What about China? “Stuff-and-cut” is entirely alien to the Chinese way of eating… The highly chopped style of Chinese food and the corresponding use of chopsticks had become commonplace around nine hundred years before the fork and knife were in normal use in Europe, by the time of the Song dynasty (960-1279 AD), starting with the aristocracy and gradually spreading to the rest of the population. If Brace was correct, then the combination of tou and chopsticks should have left its mark on Chinese teeth much earlier than the European table knife.

The supporting evidence took a while to show up. On his eternal quest for more samples of teeth, Brace found himself in the Shanghai Natural History Museum. There, he saw the pickled remains a graduate student from the Song dynasty era, exactly the time when chopsticks became the normal method of transporting food from plate to mouth.

The fellow was an aristocratic young man, an official, who died, as the label explained, around the time he would have sat for the imperial examinations. Well, there he was, in a vat floating in a pickling fluid with his mouth wide open and looking positively revolting. But there it was: the deep overbite of the modern Chinese!

Over subsequent years, Brace has analyzed many Chinese teeth and found that – with the exception of peasants, who retain an edge-to-edge bite well into the twentieth century – the overbite does indeed emerge 800-1000 years sooner in China than in Europe. The differing attitude to knives in East and West had a graphic impact on the alignment of our jaws.”

It’s a rather interesting book. It’s got other interesting stuff in it, e.g. about knife culture in Medieval Europe:

“In medieval and Renaissance Europe, you carried your own knife everywhere with you and brought it out at mealtimes when you needed to. Almost everyone had a personal eating knife in a sheath dangling from a belt. The knife at a man’s girdle could equally well be used for chopping food or defending himself against enemies. Your knife was as much a garment – like a wristwatch now – as a tool. A knife was a universal possession, often your most treasured one. Like a wizard’s wand in Harry Potter, the knife was tailored to its owner. Knife handles were made of brass, ivory, rock crystal, glass, and shell; of amber, agate, mother of pearl, or tortoiseshell. They might be carved or engraved with images of babies, apostles, flowers, peasants, feathers, or doves. You would no more eat with another person’s knife than you would brush your teeth today with a stranger’s toothbrush. You wore your knife so habitually that – as with a watch – you might start to regard it as a part of yourself and forget it was there. A sixth-century text (St. Benedict’s Rule) reminded monks to detach knives from their belts before they went to bed, so they didn’t cut themselves in the night.

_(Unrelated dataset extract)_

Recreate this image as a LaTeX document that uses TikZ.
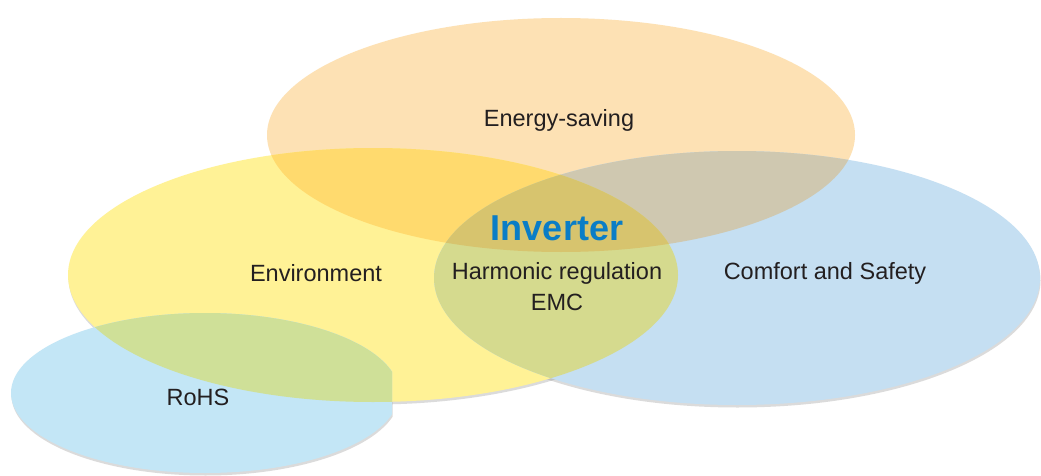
\documentclass[tikz,border=0pt]{standalone}
\usepackage{fontspec}
\setmainfont{Liberation Sans}
% fills of the single sets
\definecolor{cOrange}{HTML}{FDE1B4}
\definecolor{cYellow}{HTML}{FFF296}
\definecolor{cBlue}{HTML}{C5DFF2}
\definecolor{cSky}{HTML}{C3E6F6}
% fills of the overlaps
\definecolor{cOY}{HTML}{FFDA6E}
\definecolor{cOB}{HTML}{CFC8B0}
\definecolor{cYB}{HTML}{D5DA8E}
\definecolor{cOYB}{HTML}{D7C46E}
\definecolor{cYS}{HTML}{CFE098}
\definecolor{labelink}{HTML}{231F20}
\definecolor{inverterblue}{HTML}{0A7DC6}
\begin{document}
\begin{tikzpicture}[x=1pt,y=-1pt,
  ellEnergy/.style={insert path={(561,135) ellipse [x radius=294pt, y radius=117pt]}},
  ellEnv/.style={insert path={(373,275) ellipse [x radius=305pt, y radius=127pt]}},
  ellComfort/.style={insert path={(737,278) ellipse [x radius=303pt, y radius=127pt]}},
  ellRohs/.style={insert path={(205,393) ellipse [x radius=194pt, y radius=80pt]}},
  rohsCut/.style={insert path={(0,0) rectangle (392,476)}},
  dropshadow/.style={fill=gray, opacity=.28},
  setlabel/.style={text=labelink, font=\fontsize{23.5}{28}\selectfont, align=center, inner sep=0pt},
  titlelabel/.style={text=inverterblue, font=\fontsize{36}{40}\selectfont\bfseries, inner sep=0pt}]
\useasboundingbox (0,0) rectangle (1041,476);
\fill[white] (0,0) rectangle (1041,476);

% soft drop shadows under the lower sets
\begin{scope}[shift={(0.5,2.5)}]
  \path[dropshadow, ellEnv];
  \path[dropshadow, ellComfort];
  \begin{scope}
    \clip[rohsCut];
    \path[dropshadow, ellRohs];
  \end{scope}
\end{scope}

% the four sets
\fill[cOrange, ellEnergy];
\fill[cYellow, ellEnv];
\fill[cBlue, ellComfort];
\begin{scope}
  \clip[rohsCut];
  \fill[cSky, ellRohs];
\end{scope}

% overlaps
\begin{scope}
  \clip[ellEnergy];
  \fill[cOY, ellEnv];
  \fill[cOB, ellComfort];
\end{scope}
\begin{scope}
  \clip[ellEnv];
  \fill[cYB, ellComfort];
\end{scope}
\begin{scope}
  \clip[ellEnergy];
  \clip[ellEnv];
  \fill[cOYB, ellComfort];
\end{scope}
\begin{scope}
  \clip[ellEnv];
  \clip[rohsCut];
  \fill[cYS, ellRohs];
\end{scope}

% labels
\node[setlabel] (energy) at (559,120) {Energy-saving};
\node[titlelabel] (inverter) at (557,228) {Inverter};
\node[setlabel] (harmonic) at (557,273) {Harmonic regulation};
\node[setlabel] (emc) at (557,302) {EMC};
\node[setlabel] (environment) at (316,273) {Environment};
\node[setlabel] (comfort) at (825,273) {Comfort and Safety};
\node[setlabel] (rohs) at (198,397) {RoHS};
\end{tikzpicture}
\end{document}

There was a serious danger of this because knives then, with their daggerlike shape, really were sharp. They needed to be, because they might be called upon to tackle everything from rubbery cheese to a crusty loaf. Aside from clothes, a knife was the one possession every adult needed. It has been often assumed, wrongly, that knives, as violent objects, were exclusively masculine. But women wore them too. A painting from 1640 by H.H. Kluber depicts a rich Swiss family preparing to eat a meal of meat, bread, and apples. The daughters of the family have flowers in their hair, and dangling from their red dresses are silvery knives, attached to silken ropes tied around their waists. With a knife close to your body at all times, you would have been very familiar with its construction.

The habit of carrying your own sharp knife with you was as much a bedrock of Western culture as Christianity, the Latin alphabet, and the rule of law. Until, suddenly, it wasn’t.”

Also, having special knives made for silver for fish was originally a practical thing, because before stainless steel lemon would react with steel knives and make the fish taste bad.